Minister of Economy and Finance
- In office December 1958 – May 1960
- Monarch: Mohammed V of Morocco
- Preceded by: Charif Abdellah Chefchaouni
- Succeeded by: M'hamed Douiri

Personal details
- Born: 23 March 1922 Salé, Morocco
- Died: 8 January 1992 (aged 69) Rabat, Morocco
- Party: Istiqlal Party 1944 – 1959 National Union of Popular Forces 1959 – 1992
- Education: Sciences Po
- Occupation: politician, lawyer

= Abderrahim Bouabid =

Moroccan politician (1922–1992)

Abderrahim Bouabid (عبد الرحيم بوعبيد; 23 March 1922 – 8 January 1992) was a Moroccan politician, and head of the left-wing Socialist Union of Popular Forces (SUPF) between 1975 and 1992.

==Early life==
Bouabid was born in the Medina of Salé, on 23 March 1922. He studied primary school in his hometown, before attending high school in Rabat, at Moulay Youssef high school. During that time, he frequented a number of distinguished personalities who shaped the future of the country. A friend of Mehdi Ben Barka, the young Bouabid was introduced to the nationalist movement of the time, opposing the French presence in the country. In 1939, after graduating, he moved to Fez to become a teacher, meeting nationalist organizations.

==Political engagement==
Involved in politics since his youth, Bouabid became one of the youngest activists and politicians to sign the Proclamation of Independence of Morocco, a manifesto presented by the Independence party on 11 January 1944 demanding full independence from France and Spain, national reunification, and a democratic constitution.

On 28 January 1944, Bouabid led a big demonstration in Salé denouncing the arrest of some influential figures of his party. He was jailed alongside a number of Istiqlal leaders before being released a year later. In 1946 he joined his friend Mehdi Ben Barka in France to write a report on the Moroccan situation and submit it to the United Nations. While living in France, he pursued his law studies at university and became a lawyer in 1949.

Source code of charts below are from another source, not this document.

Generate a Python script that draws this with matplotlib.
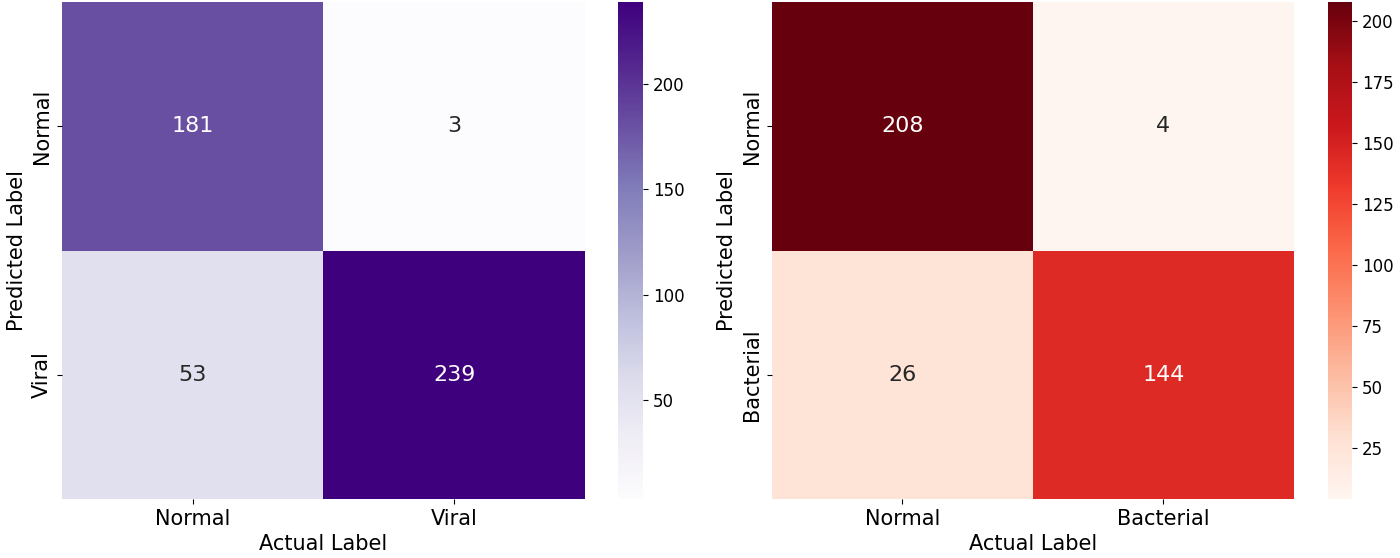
import numpy as np
import matplotlib
matplotlib.use("Agg")
import matplotlib.pyplot as plt
import seaborn as sns

# confusion matrices (rows = predicted, cols = actual)
viral_labels = ["Normal", "Viral"]
viral_cm = np.array([[181, 3],
                     [53, 239]])

bact_labels = ["Normal", "Bacterial"]
bact_cm = np.array([[208, 4],
                    [26, 144]])

W, H = 1400, 558
fig = plt.figure(figsize=(14, 5.58), dpi=100)


def box(x0, y_top, w, h):
    return [x0 / W, (H - y_top - h) / H, w / W, h / H]


def draw(cm, labels, cmap, ax_box, cb_box):
    ax = fig.add_axes(box(*ax_box))
    cax = fig.add_axes(box(*cb_box))
    sns.heatmap(cm, annot=True, fmt="d", cmap=cmap, ax=ax, cbar_ax=cax,
                xticklabels=labels, yticklabels=labels,
                annot_kws={"fontsize": 16})
    ax.set_xlabel("Actual Label", fontsize=15)
    ax.set_ylabel("Predicted Label", fontsize=15)
    ax.tick_params(axis="both", labelsize=15)
    cax.tick_params(labelsize=12)
    return ax


draw(viral_cm, viral_labels, "Purples", (62, 2, 523, 497), (618, 2, 25, 497))
draw(bact_cm, bact_labels, "Reds", (772, 2, 522, 497), (1328, 2, 24, 497))

fig.savefig("out.png", dpi=100)
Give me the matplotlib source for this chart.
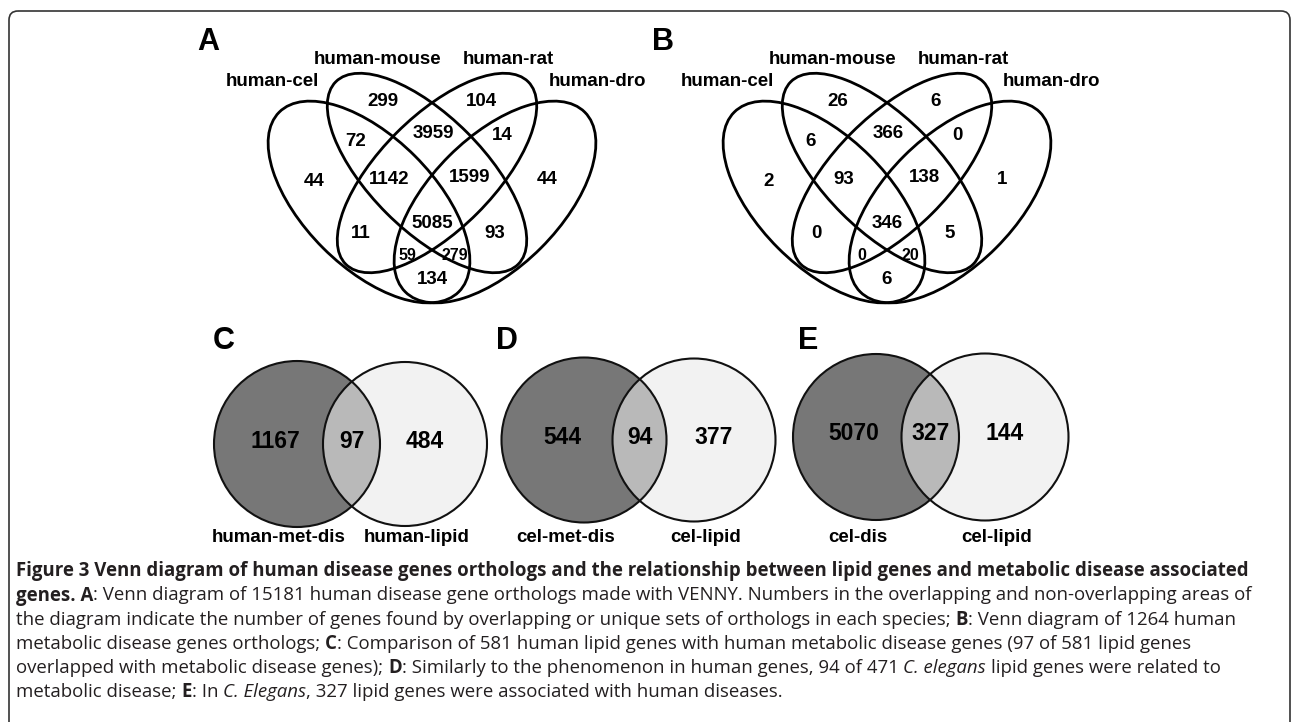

Once Morocco was granted independence, Bouabid was named State Minister for Negotiations under Mbarek Bekkay's government. In 1956, he became Ambassador of Morocco in Paris, and he was later appointed a Minister of National Economy. On 12 May 1958, he was in charge of the Ministry of National Economy and Agriculture in Ahmed Balafrej’s cabinet. He was Minister of Economy and Finance from December 1958 to May 1960.